Give them a minute or two to roast thoroughly before adding in the tomato paste. Then, continue roasting for another minute to reduce the acidity of the tomato paste and allow it to develop a deeper red color. Things will get sticking to your pan at this stage as the ingredients continue to caramelize. Just before the pan drippings totally burn, add the red wine to deglaze those drippings lose. Scrape constantly with a spatula to release all those flavors, at the same time removing excess acidity from the wine by allowing it to reduce.
Next would be to add in the tomatoes, liver pate, and beef stock. The reason we've held off the addition of the tomatoes late to this point is that their high moisture content would prevent searing and roasting from happening in the pan.
The addition of liver puree to this stew is what sets it different from its French counterparts. The liver adds a characteristic richness to this dish while slightly thickening the sauce.

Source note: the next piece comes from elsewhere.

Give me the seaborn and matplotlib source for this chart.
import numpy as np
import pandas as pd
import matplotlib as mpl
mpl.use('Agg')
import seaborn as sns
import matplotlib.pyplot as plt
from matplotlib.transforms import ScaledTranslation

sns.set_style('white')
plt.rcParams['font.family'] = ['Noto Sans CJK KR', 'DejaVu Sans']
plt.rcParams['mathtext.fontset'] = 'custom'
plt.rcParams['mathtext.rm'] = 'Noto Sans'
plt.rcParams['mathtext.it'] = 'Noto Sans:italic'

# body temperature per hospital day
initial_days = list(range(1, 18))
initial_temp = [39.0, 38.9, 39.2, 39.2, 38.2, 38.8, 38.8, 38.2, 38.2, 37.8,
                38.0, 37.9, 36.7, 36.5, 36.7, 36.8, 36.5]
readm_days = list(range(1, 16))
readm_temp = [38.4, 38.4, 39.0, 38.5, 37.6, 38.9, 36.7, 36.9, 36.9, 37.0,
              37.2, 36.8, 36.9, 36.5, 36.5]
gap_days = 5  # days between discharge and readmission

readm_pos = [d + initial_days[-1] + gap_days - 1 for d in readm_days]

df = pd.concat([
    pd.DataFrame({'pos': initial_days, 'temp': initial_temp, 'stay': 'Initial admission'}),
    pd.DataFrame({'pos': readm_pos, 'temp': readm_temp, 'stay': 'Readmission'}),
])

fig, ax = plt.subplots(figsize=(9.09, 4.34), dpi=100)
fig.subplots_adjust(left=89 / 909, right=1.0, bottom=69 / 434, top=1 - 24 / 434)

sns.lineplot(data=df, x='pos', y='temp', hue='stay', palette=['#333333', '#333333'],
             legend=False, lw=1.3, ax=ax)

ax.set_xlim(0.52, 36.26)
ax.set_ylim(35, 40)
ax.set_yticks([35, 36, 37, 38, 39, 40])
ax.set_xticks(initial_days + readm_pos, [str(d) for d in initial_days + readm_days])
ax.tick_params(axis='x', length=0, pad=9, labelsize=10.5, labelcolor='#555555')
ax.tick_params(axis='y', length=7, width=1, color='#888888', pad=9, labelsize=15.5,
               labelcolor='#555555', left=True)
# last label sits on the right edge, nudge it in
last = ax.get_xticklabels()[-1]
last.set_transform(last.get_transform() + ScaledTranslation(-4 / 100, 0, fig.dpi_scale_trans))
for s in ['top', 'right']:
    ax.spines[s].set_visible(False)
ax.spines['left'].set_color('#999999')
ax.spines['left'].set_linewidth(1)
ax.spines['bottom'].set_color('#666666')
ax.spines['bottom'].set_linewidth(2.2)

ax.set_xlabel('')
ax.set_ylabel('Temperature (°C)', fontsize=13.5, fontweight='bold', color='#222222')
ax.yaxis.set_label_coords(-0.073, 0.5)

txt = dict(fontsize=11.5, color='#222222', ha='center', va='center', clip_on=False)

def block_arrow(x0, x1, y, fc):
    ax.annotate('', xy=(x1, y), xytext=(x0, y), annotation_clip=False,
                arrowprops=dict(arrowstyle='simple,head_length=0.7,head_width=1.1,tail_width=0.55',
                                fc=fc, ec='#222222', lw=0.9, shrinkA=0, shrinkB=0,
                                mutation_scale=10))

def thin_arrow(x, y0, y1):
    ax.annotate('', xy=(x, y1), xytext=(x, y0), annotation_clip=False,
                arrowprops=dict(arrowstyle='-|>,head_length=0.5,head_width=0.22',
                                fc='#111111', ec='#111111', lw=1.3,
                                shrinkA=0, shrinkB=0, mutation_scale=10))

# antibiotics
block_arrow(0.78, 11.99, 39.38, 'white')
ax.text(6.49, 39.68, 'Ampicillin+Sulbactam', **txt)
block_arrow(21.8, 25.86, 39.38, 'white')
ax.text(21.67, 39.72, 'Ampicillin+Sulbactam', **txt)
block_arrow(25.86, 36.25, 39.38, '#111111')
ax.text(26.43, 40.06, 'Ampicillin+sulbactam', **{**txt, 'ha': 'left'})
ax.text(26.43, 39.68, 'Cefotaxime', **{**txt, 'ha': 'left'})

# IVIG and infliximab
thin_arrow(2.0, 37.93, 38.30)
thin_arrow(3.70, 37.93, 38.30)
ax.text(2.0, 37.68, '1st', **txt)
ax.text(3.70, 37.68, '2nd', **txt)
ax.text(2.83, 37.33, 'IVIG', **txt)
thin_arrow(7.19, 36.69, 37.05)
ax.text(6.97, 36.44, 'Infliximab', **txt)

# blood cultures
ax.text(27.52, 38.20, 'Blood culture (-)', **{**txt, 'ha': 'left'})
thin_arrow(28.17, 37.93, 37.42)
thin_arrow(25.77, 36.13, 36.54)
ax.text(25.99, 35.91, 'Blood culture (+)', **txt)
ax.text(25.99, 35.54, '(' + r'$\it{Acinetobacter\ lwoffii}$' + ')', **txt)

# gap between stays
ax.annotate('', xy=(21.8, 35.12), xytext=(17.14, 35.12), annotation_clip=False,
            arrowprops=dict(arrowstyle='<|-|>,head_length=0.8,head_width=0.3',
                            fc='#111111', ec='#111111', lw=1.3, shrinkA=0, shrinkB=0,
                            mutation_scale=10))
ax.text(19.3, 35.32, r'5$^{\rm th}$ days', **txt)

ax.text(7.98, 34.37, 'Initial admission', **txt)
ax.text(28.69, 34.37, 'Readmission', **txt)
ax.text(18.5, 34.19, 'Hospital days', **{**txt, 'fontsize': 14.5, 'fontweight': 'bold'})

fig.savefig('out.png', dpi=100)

Let the stew finish in the slow cooker together with the potatoes for 6 hours on a low setting. You may actually do away with four if you prefer the lamb pieces a bit on the tough side. I actually do. I just don't like eating lamb that has been cooked too tender. But you can go overboard too. We we want to eat meat, not meat flavored chewing gum!
Some variations of this dish call for the addition of any melting cheese towards the end of cooking making the Caldereta richer and creamier. I'd add in too if I've not used lamb which I really prefer cooking with the least amount of ingredients as possible.

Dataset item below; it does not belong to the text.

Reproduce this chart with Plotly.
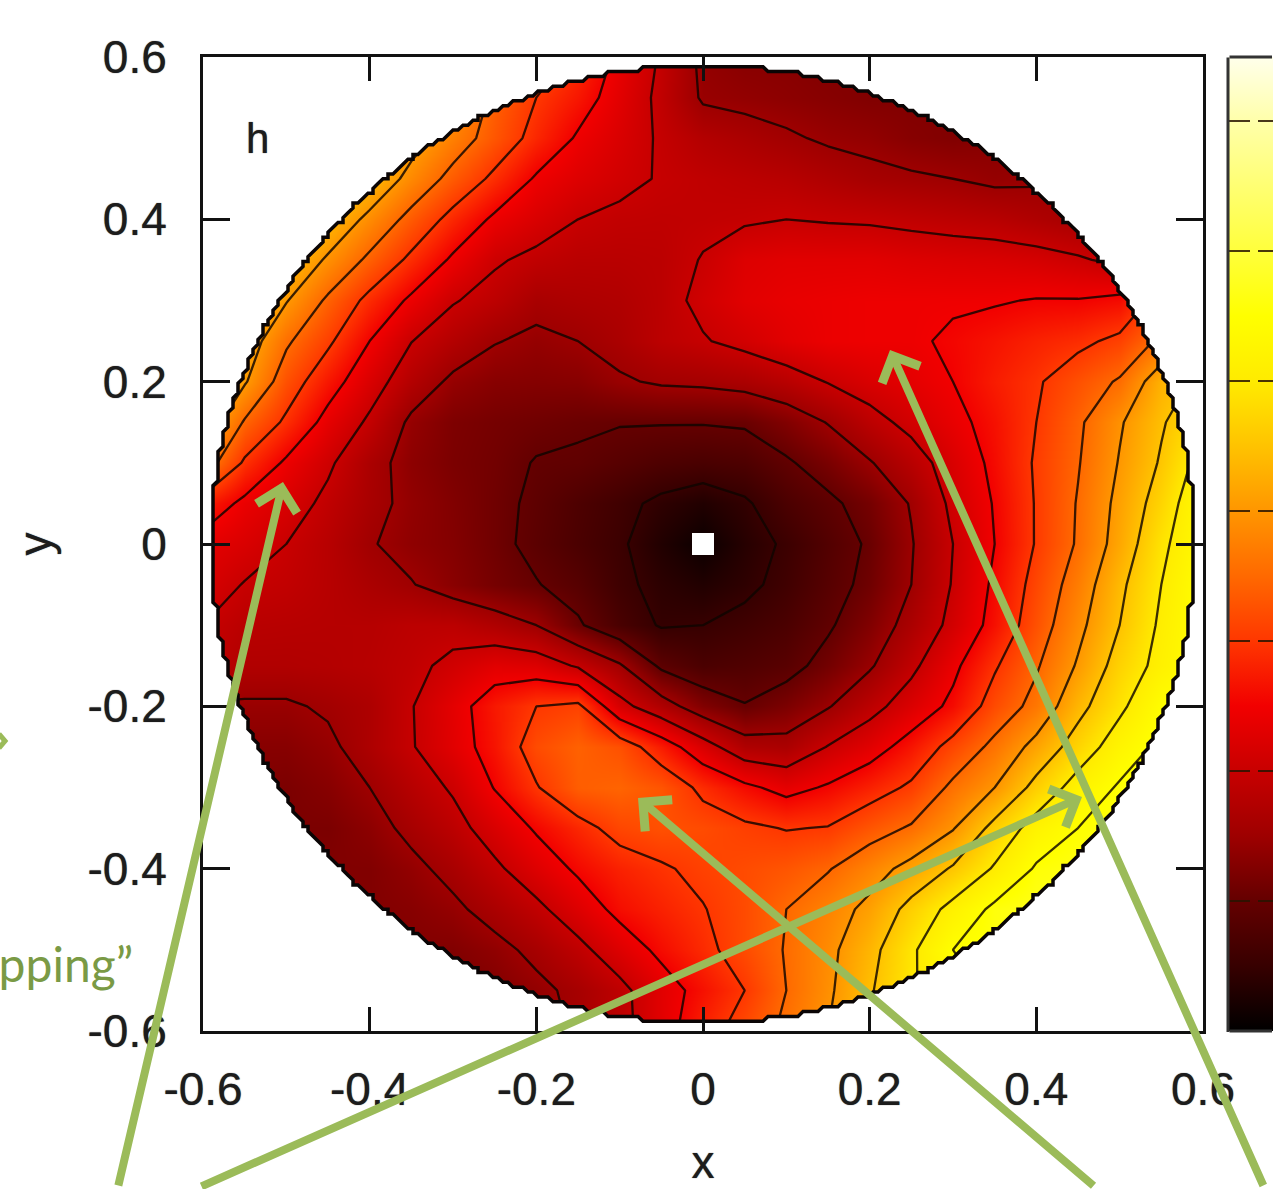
import numpy as np
import plotly.graph_objects as go

x_values = [-0.60,-0.55,-0.50,-0.45,-0.40,-0.35,-0.30,-0.25,-0.20,-0.15,-0.10,-0.05,0.00,
            0.05,0.10,0.15,0.20,0.25,0.30,0.35,0.40,0.45,0.50,0.55,0.60]
y_values = [0.60,0.55,0.50,0.45,0.40,0.35,0.30,0.25,0.20,0.15,0.10,0.05,0.00,
            -0.05,-0.10,-0.15,-0.20,-0.25,-0.30,-0.35,-0.40,-0.45,-0.50,-0.55,-0.60]
h_values = [
[5.5,5.5,5.5,5.5,5.0,4.8,4.4,3.8,3.3,2.9,2.4,1.95,1.4,1.3,1.3,1.25,1.25,1.25,1.25,1.3,1.4,1.6,2.0,2.5,3.0],
[5.5,5.5,5.5,5.2,4.9,4.5,4.0,3.4,3.0,2.7,2.3,1.9,1.45,1.4,1.35,1.3,1.25,1.25,1.25,1.3,1.4,1.6,2.0,2.5,3.0],
[5.5,5.4,5.2,5.0,4.6,4.2,3.75,3.3,2.85,2.45,2.2,1.95,1.75,1.65,1.55,1.45,1.4,1.3,1.25,1.3,1.4,1.6,2.0,2.5,3.0],
[5.5,5.3,5.1,4.8,4.4,3.85,3.35,2.9,2.45,2.25,2.1,1.97,1.9,1.85,1.8,1.7,1.6,1.55,1.5,1.42,1.45,1.6,1.7,1.8,2.0],
[5.4,5.2,4.9,4.4,3.88,3.35,2.85,2.42,2.2,2.0,1.92,1.9,1.92,1.95,2.0,1.97,1.95,1.9,1.85,1.8,1.7,1.6,1.6,1.6,1.8],
[5.2,4.9,4.45,3.93,3.4,2.9,2.43,2.05,1.9,1.82,1.82,1.85,2.02,2.25,2.3,2.3,2.3,2.25,2.22,2.2,2.15,2.05,1.9,2.0,2.6],
[5.0,4.7,4.03,3.42,2.87,2.42,2.03,1.85,1.62,1.68,1.72,1.85,2.1,2.3,2.38,2.42,2.45,2.45,2.46,2.47,2.52,2.52,2.6,3.2,3.5],
[5.0,4.3,3.57,3.08,2.5,2.01,1.75,1.52,1.42,1.5,1.65,1.85,1.97,2.12,2.3,2.42,2.45,2.45,2.55,2.67,2.8,2.9,3.1,3.6,4.0],
[4.6,4.05,3.25,2.7,2.2,1.75,1.42,1.3,1.28,1.3,1.45,1.55,1.58,1.65,1.8,2.02,2.2,2.33,2.5,2.75,2.95,3.25,3.55,4.3,4.6],
[4.4,3.45,2.92,2.35,1.93,1.42,1.22,1.15,1.1,1.05,1.02,1.02,1.02,1.05,1.25,1.52,1.85,2.12,2.38,2.65,3.0,3.42,3.95,4.45,4.9],
[3.8,2.93,2.43,2.07,1.65,1.35,1.2,1.12,0.98,0.95,0.85,0.75,0.7,0.75,0.95,1.18,1.47,1.8,2.2,2.6,3.05,3.47,4.03,4.55,5.2],
[2.8,2.4,2.2,1.9,1.62,1.4,1.25,1.1,0.93,0.75,0.6,0.42,0.3,0.45,0.72,0.92,1.15,1.53,2.1,2.53,3.03,3.53,4.13,4.72,5.4],
[2.35,2.2,2.0,1.8,1.53,1.37,1.27,1.1,0.9,0.72,0.55,0.3,0.1,0.35,0.55,0.8,1.05,1.47,2.0,2.5,3.03,3.55,4.2,4.9,5.4],
[2.2,1.98,1.92,1.8,1.65,1.52,1.32,1.15,1.02,0.85,0.58,0.4,0.3,0.42,0.6,0.85,1.1,1.5,2.03,2.58,3.15,3.72,4.4,5.0,5.5],
[2.0,1.82,1.8,1.78,1.78,1.85,1.85,1.7,1.5,1.05,0.7,0.47,0.5,0.6,0.72,0.95,1.25,1.65,2.12,2.65,3.25,3.87,4.5,5.08,5.5],
[1.9,1.72,1.72,1.75,1.8,1.9,2.1,2.3,2.25,1.95,1.55,0.92,0.72,0.78,0.87,1.13,1.45,1.9,2.4,2.95,3.45,4.05,4.7,5.15,5.5],
[1.45,1.45,1.45,1.55,1.68,1.98,2.33,2.72,3.0,3.1,2.15,1.7,1.25,1.02,1.2,1.47,1.85,2.22,2.6,3.2,3.65,4.35,4.9,5.45,5.6],
[1.4,1.3,1.3,1.42,1.68,1.97,2.3,2.68,3.2,3.42,3.25,2.75,2.2,1.7,1.65,2.02,2.3,2.68,3.15,3.62,4.15,4.72,5.25,5.6,5.6],
[1.3,1.25,1.2,1.3,1.5,1.78,2.05,2.52,2.97,3.38,3.45,3.3,2.9,2.6,2.35,2.55,2.8,3.07,3.6,4.0,4.65,5.2,5.55,5.7,5.7],
[1.3,1.25,1.2,1.2,1.35,1.6,1.85,2.2,2.55,2.85,3.15,3.25,3.2,3.08,2.98,3.02,3.3,3.55,3.97,4.65,5.2,5.5,5.65,5.7,5.7],
[1.3,1.3,1.3,1.25,1.25,1.4,1.62,1.92,2.25,2.57,2.8,2.95,3.1,3.2,3.3,3.47,3.8,4.15,4.55,5.05,5.55,5.65,5.7,5.7,5.7],
[1.3,1.3,1.35,1.3,1.25,1.3,1.42,1.65,1.9,2.25,2.62,2.8,2.98,3.2,3.5,3.78,4.12,4.65,5.15,5.6,5.7,5.7,5.7,5.7,5.7],
[1.3,1.3,1.3,1.3,1.3,1.25,1.25,1.38,1.6,1.88,2.25,2.6,2.88,3.2,3.53,3.88,4.35,4.92,5.5,5.6,5.7,5.7,5.7,5.7,5.7],
[1.3,1.3,1.3,1.3,1.3,1.2,1.15,1.25,1.4,1.6,1.88,2.3,2.65,3.0,3.5,3.92,4.45,4.95,5.3,5.6,5.7,5.7,5.7,5.7,5.7],
[1.3,1.3,1.3,1.3,1.3,1.2,1.2,1.2,1.35,1.55,1.85,2.3,2.8,3.2,3.6,4.0,4.5,5.0,5.4,5.6,5.7,5.7,5.7,5.7,5.7],
]
tick_values = [-0.6,-0.4,-0.2,0,0.2,0.4,0.6]
tick_labels = ["-0.6","-0.4","-0.2","0","0.2","0.4","0.6"]
Z_MAX = 7.49
DISC_RADIUS = 0.59
scale_values = [0,0.5,1,1.5,2,2.5,3,3.5,4,4.5,5,5.5,6,7,7.49]
scale_colors = ["rgb(0,0,0)","rgb(55,0,0)","rgb(100,0,0)","rgb(158,0,0)","rgb(200,0,0)","rgb(242,0,0)",
                "rgb(255,55,0)","rgb(255,105,0)","rgb(255,150,0)","rgb(255,195,0)","rgb(255,235,0)",
                "rgb(255,255,0)","rgb(255,255,60)","rgb(255,255,170)","rgb(255,255,235)"]
colorscale = [[v/Z_MAX, c] for v, c in zip(scale_values, scale_colors)]

FONT = "Liberation Sans"
INK = "#1c1c1c"
GREEN = "#9BBB59"
SOFT = "0 0 1px rgba(0,0,0,0.75)"
L, T, W, H = 203, 57, 1000, 974          # plot frame in page pixels
px = lambda v: (v - L) / W
py = lambda v: (T + H - v) / H

xs = x_values
ys = y_values[::-1]
zs = h_values[::-1]

fig = go.Figure()
# left part of the colour bar (the dashes are broken in two in the picture)
fig.add_trace(go.Heatmap(x=xs, y=ys, z=zs, zmin=0, zmax=Z_MAX, zsmooth="best", colorscale=colorscale,
    hoverinfo="skip",
    colorbar=dict(x=px(1228), xanchor="left", xpad=0, y=0, yanchor="bottom", ypad=0, len=1, lenmode="fraction",
                  thickness=22, thicknessmode="pixels", outlinewidth=0, tick0=0, dtick=1, ticks="inside",
                  ticklen=22, tickwidth=2, tickcolor="rgba(40,20,0,0.85)", showticklabels=False)))
fig.add_trace(go.Heatmap(x=xs, y=ys, z=zs, zmin=0, zmax=Z_MAX, zsmooth="best", colorscale=colorscale,
    hoverinfo="skip",
    colorbar=dict(x=px(1250), xanchor="left", xpad=0, y=0, yanchor="bottom", ypad=0, len=1, lenmode="fraction",
                  thickness=40, thicknessmode="pixels", outlinewidth=0, tick0=0, dtick=1, ticks="inside",
                  ticklen=32, tickwidth=2, tickcolor="rgba(40,20,0,0.85)", showticklabels=False)))
fig.add_trace(go.Contour(x=xs, y=ys, z=zs, showscale=False, hoverinfo="skip",
    contours=dict(coloring="none", start=0.5, end=5.5, size=0.5),
    line=dict(color="rgba(15,5,0,0.82)", width=2.3, smoothing=0)))

# white mask outside the disc, with its staircase edge
angles = np.radians(np.linspace(180, -180, 721))
step = 0.006
edge_x = np.round(DISC_RADIUS*np.cos(angles)/step)*step
edge_y = np.round(DISC_RADIUS*np.sin(angles)/step)*step
mask_x = [-0.6,-0.6,0.6,0.6,-0.6,-0.6] + edge_x.tolist() + [-0.6]
mask_y = [0,-0.6,-0.6,0.6,0.6,0] + edge_y.tolist() + [0]
fig.add_trace(go.Scatter(x=mask_x, y=mask_y, mode="lines", fill="toself", fillcolor="white",
                         line=dict(width=0, color="white"), hoverinfo="skip", showlegend=False))
fig.add_trace(go.Scatter(x=edge_x, y=edge_y, mode="lines", line=dict(color="#0a0505", width=3.5),
                         hoverinfo="skip", showlegend=False))
fig.add_trace(go.Scatter(x=[0], y=[0], mode="markers", hoverinfo="skip", showlegend=False,
                         marker=dict(symbol="square", size=22, color="white", line=dict(width=0))))

axis = dict(range=[-0.6,0.6], tickmode="array", tickvals=tick_values, ticktext=tick_labels, ticks="inside",
            mirror="ticks", showline=True, linecolor="#111111", linewidth=3, tickwidth=3, tickcolor="#111111",
            showgrid=False, zeroline=False, tickfont=dict(family=FONT, size=46, color=INK, shadow=SOFT))
title_font = dict(family=FONT, size=46, color=INK, shadow=SOFT)
fig.update_layout(
    width=1273, height=1189, margin=dict(l=L, r=1273-L-W, t=T, b=1189-T-H, pad=0, autoexpand=False),
    paper_bgcolor="white", plot_bgcolor="white", showlegend=False,
    xaxis=dict(axis, ticklen=24, ticklabelstandoff=16,
               title=dict(text="x", font=title_font, standoff=32)),
    yaxis=dict(axis, ticklen=27, ticklabelstandoff=24,
               title=dict(text="y", font=title_font, standoff=22)),
)

def arrow(tail, tip, head=1.0):
    fig.add_annotation(xref="paper", yref="paper", x=px(tip[0]), y=py(tip[1]), ax=tail[0]-tip[0], ay=tail[1]-tip[1],
                       text="", showarrow=True, arrowhead=4, arrowsize=head, arrowwidth=8, arrowcolor=GREEN)

arrow((118, 1187), (283, 482))
arrow((200, 1187), (1082, 797))
arrow((1095, 1187), (638, 798))
arrow((1264, 1187), (890, 350))

# tip of an arrow cut by the left page edge
fig.add_shape(type="path", xref="paper", yref="paper", line=dict(color=GREEN, width=5),
              path=f"M {px(-1)},{py(734)} L {px(5)},{py(741)} L {px(-1)},{py(748)}")

def bar_edge(a, b):
    fig.add_annotation(xref="paper", yref="paper", x=px(b[0]), y=py(b[1]), ax=a[0]-b[0], ay=a[1]-b[1],
                       text="", showarrow=True, arrowhead=0, arrowwidth=3, arrowcolor="#333333")
bar_edge((1228, 56), (1228, 1032))
bar_edge((1228, 57), (1272, 57))
bar_edge((1228, 1031), (1272, 1031))

fig.add_annotation(xref="paper", yref="paper", x=px(257), y=py(138), text="h", showarrow=False,
                   xanchor="center", yanchor="middle", font=dict(family=FONT, size=42, color=INK, shadow=SOFT))
fig.add_annotation(xref="paper", yref="paper", x=px(135), y=py(963), text="dropping”", showarrow=False,
                   xanchor="right", yanchor="middle", font=dict(family="Lato", size=48, color="#7A9A45"))

fig.write_html("out.html", config={"displayModeBar": False},
               post_script="document.body.style.margin='0';document.body.style.overflow='hidden';")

- 1/2 Kilogram Lamb Shoulder cut into cubes
- 2 Pieces Potatoes peeled, cut into cubes
- 1 Piece Carrot peeled, cut into cubes
- 1 Stalks Celery cut into chunks
- 1 Tablespoon Tomato Paste
- 1 Can Diced Tomatoes
- 1 Cup Red Wine
- 1 Cup Beef Stock
- 3 Tablespoons Worcestershire Sauce
- 1 Piece Bell Pepper cored, cut into chunks
- 1 Cup Pitted Green Olives
- 2 Tablespoons Liver Pate
- Marinate lamb in Worcestershire sauce and black pepper overnight.
- Season lamb with salt and sear in a lightly oiled pan.
- Add in carrots, celery, onions, olives, and bell pepper.
- Add in tomato paste and roast for a minute.
- Deglaze the pan with red wine.
- Add in tomato sauce and stock. Bring to a boil.
- Transfer to the slow cooker together with the potatoes and cook for 5-6 hours on low.